- _What to work on_:
Print the lines that start the entries and continue through the one holding "pw, ph = W - L - R, H - T - B", please, exactly and with the pictures omitted.

--- begin ---

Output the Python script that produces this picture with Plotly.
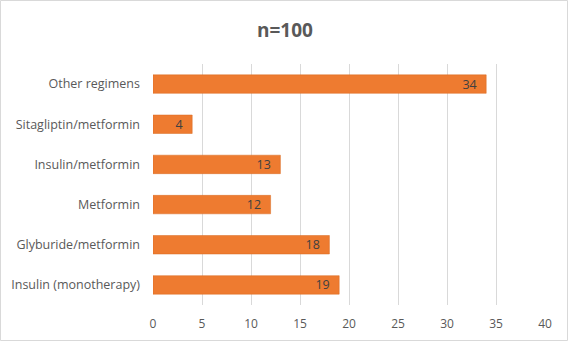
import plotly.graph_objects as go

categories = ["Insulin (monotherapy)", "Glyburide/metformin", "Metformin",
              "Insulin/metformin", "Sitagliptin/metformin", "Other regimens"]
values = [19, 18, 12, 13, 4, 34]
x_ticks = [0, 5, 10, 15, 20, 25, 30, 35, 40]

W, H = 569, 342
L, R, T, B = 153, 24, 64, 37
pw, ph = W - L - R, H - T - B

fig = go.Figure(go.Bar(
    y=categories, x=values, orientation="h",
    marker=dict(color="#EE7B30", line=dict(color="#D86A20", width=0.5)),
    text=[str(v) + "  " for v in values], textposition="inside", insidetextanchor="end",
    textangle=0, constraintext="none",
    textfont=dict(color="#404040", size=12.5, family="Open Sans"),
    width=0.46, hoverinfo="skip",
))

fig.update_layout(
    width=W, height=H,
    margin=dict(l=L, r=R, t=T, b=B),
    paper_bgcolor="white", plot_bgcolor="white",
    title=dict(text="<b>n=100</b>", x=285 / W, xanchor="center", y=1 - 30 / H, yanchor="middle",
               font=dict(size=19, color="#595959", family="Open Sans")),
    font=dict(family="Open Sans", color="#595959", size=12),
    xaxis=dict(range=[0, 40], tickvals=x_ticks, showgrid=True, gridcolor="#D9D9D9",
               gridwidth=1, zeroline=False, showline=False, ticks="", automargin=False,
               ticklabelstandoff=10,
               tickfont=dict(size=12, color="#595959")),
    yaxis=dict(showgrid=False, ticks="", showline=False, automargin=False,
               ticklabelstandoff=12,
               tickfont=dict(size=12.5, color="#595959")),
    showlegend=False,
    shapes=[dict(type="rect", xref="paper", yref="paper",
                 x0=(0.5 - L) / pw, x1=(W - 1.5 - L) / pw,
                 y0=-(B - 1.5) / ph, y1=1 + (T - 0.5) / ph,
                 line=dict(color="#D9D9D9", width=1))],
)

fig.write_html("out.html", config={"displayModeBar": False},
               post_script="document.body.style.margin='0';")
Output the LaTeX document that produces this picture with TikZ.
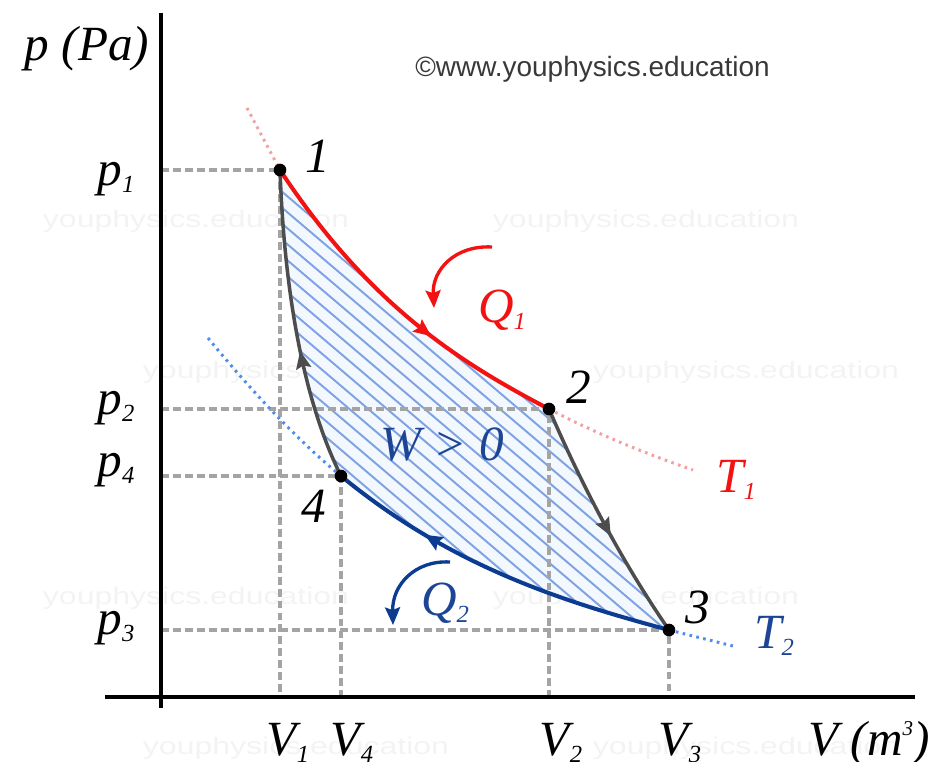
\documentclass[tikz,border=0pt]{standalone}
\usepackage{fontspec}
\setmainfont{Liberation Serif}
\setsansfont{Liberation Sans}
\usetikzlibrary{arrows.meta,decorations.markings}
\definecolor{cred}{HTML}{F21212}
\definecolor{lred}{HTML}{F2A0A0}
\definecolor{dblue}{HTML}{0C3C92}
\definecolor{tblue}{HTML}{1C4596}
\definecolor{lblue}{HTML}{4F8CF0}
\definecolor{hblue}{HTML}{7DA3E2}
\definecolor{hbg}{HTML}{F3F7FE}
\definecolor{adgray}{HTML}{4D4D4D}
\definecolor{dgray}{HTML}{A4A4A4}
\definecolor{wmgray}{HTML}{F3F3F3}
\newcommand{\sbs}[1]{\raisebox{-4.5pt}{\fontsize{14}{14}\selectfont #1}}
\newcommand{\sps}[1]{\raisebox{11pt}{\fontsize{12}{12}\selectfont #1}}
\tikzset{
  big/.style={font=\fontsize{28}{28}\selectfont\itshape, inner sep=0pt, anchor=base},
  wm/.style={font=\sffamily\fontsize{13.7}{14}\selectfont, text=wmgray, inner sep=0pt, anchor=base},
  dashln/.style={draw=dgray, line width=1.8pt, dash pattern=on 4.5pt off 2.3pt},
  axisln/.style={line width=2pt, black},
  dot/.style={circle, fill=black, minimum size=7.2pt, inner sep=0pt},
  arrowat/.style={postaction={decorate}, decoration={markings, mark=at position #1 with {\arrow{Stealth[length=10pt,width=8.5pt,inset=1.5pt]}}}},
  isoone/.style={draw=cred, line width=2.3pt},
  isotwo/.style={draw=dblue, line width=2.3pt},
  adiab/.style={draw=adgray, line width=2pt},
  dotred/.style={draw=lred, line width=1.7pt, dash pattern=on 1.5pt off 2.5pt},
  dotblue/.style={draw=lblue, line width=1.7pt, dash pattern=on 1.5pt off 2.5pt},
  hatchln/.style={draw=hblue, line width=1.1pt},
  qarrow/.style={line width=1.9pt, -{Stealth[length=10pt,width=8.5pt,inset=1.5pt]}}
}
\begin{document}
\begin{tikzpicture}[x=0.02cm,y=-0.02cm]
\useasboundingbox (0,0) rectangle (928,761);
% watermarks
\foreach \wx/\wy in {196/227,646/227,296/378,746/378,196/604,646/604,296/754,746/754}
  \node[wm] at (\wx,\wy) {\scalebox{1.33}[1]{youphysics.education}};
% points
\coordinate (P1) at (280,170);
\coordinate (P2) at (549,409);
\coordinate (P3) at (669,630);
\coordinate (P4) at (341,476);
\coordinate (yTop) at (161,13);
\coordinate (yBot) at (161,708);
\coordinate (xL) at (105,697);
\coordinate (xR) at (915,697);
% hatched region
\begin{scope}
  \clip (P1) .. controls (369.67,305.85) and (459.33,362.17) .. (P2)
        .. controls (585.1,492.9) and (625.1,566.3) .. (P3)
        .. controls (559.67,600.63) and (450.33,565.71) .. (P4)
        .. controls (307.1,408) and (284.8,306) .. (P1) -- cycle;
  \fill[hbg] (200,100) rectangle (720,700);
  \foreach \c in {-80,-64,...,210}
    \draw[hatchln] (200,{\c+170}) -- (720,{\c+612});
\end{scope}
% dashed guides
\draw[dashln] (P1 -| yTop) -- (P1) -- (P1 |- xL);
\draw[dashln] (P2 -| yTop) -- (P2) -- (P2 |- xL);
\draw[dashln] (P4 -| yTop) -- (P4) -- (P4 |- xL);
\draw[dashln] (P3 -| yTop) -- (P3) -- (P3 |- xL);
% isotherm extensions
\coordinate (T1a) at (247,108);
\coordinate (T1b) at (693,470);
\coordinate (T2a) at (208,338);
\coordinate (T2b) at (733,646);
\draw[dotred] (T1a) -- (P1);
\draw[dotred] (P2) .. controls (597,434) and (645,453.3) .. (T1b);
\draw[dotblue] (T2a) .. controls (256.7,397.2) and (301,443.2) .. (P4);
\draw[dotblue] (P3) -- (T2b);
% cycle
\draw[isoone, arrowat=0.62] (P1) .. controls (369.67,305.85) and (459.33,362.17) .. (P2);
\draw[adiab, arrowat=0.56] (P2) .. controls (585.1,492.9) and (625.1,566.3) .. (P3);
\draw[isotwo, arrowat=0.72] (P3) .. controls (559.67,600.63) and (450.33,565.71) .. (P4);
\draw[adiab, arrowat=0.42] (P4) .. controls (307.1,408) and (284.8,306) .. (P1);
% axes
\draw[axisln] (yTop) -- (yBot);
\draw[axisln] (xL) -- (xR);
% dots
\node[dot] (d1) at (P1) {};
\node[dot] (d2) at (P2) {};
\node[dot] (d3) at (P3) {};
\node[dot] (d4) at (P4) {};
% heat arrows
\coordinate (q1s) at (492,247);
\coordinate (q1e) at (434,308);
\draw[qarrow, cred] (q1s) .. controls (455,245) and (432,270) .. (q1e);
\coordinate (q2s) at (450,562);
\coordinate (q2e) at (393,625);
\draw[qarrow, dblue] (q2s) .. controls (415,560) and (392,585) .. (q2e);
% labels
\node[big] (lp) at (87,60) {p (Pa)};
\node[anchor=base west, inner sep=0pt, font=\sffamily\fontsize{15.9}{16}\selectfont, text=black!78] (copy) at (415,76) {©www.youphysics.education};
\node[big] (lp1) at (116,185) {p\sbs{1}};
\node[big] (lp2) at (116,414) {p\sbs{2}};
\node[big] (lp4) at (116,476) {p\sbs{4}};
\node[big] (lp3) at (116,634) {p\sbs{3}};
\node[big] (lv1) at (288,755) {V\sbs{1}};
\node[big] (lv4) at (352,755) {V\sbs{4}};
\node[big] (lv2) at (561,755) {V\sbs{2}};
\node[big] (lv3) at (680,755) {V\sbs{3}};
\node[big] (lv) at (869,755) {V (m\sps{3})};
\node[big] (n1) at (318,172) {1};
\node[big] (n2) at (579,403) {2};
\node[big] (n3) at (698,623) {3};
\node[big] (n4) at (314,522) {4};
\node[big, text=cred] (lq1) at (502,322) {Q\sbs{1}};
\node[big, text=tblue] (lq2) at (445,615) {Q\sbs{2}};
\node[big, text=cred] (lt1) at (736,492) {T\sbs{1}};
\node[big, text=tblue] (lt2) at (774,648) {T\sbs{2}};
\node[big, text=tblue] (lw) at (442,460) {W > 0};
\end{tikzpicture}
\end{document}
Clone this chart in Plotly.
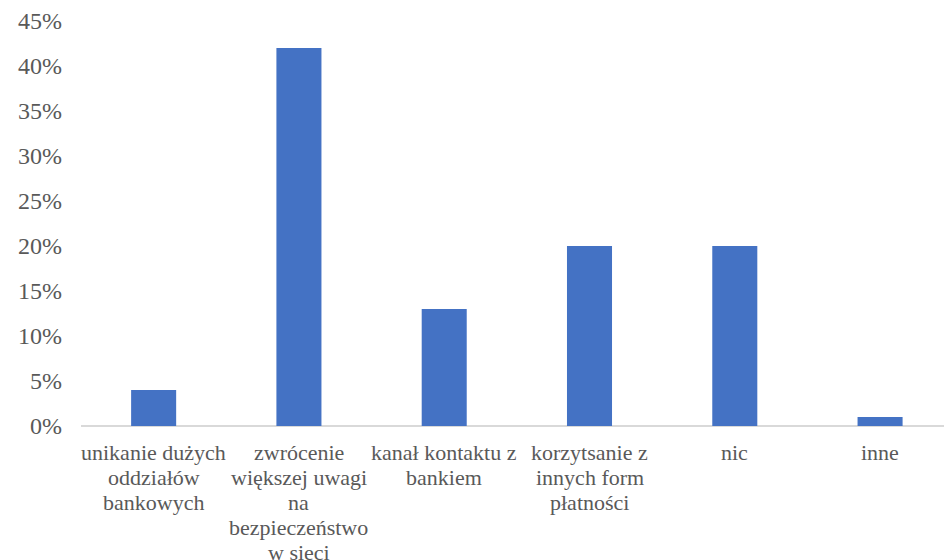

--- end ---

- _Response_:
Output the Python script that produces this picture with Plotly.
import plotly.graph_objects as go

categories = ["Insulin (monotherapy)", "Glyburide/metformin", "Metformin",
              "Insulin/metformin", "Sitagliptin/metformin", "Other regimens"]
values = [19, 18, 12, 13, 4, 34]
x_ticks = [0, 5, 10, 15, 20, 25, 30, 35, 40]

W, H = 569, 342
L, R, T, B = 153, 24, 64, 37
pw, ph = W - L - R, H - T - B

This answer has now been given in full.